WORK TO COMPLETE:
In the records below, find each line with the word "matplotlib" and copy it.

DATA PROVIDED:
◆ ◆ ◆ ◆ ◆ ◆ ◆

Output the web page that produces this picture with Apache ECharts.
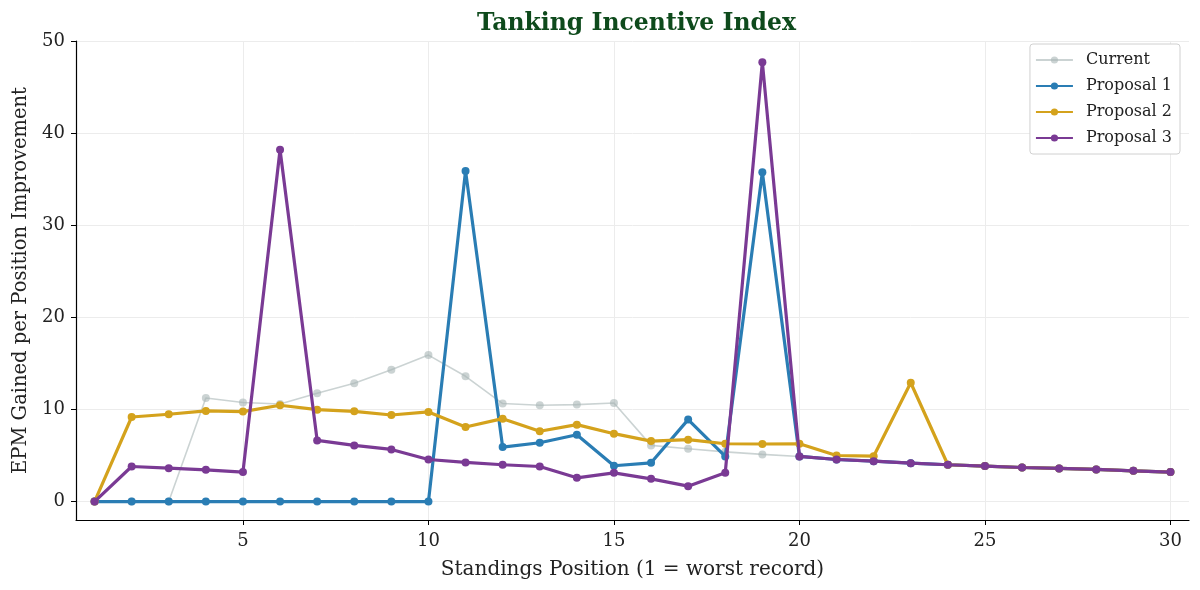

◆ ◆ ◆ ◆ ◆ ◆ ◆

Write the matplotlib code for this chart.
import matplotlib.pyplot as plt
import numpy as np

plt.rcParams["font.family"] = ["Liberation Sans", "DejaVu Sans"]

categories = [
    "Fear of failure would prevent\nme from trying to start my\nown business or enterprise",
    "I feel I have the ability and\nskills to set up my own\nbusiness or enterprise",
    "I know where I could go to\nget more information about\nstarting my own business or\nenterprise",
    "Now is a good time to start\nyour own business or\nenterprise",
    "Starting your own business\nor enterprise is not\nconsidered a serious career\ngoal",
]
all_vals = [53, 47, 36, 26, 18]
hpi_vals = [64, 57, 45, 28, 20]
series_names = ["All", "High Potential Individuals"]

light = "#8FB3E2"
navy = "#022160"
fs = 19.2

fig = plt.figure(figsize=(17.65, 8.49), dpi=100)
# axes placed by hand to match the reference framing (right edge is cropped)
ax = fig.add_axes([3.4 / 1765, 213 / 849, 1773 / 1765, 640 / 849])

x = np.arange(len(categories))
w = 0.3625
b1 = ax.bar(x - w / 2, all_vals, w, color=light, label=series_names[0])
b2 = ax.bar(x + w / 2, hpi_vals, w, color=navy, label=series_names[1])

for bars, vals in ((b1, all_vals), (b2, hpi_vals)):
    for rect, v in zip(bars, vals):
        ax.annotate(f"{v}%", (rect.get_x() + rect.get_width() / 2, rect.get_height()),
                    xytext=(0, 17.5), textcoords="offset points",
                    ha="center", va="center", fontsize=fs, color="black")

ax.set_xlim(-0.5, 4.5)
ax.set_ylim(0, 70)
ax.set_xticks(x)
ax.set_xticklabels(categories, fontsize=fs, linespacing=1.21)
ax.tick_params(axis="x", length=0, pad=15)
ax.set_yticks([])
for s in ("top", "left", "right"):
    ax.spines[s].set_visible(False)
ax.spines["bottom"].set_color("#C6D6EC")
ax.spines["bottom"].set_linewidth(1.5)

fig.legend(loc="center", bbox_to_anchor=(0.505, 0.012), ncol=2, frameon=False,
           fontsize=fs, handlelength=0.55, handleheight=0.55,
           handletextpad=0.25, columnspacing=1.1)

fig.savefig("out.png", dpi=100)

◆ ◆ ◆ ◆ ◆ ◆ ◆

EXPECTED ANSWER:
Write the matplotlib code for this chart.
import matplotlib.pyplot as plt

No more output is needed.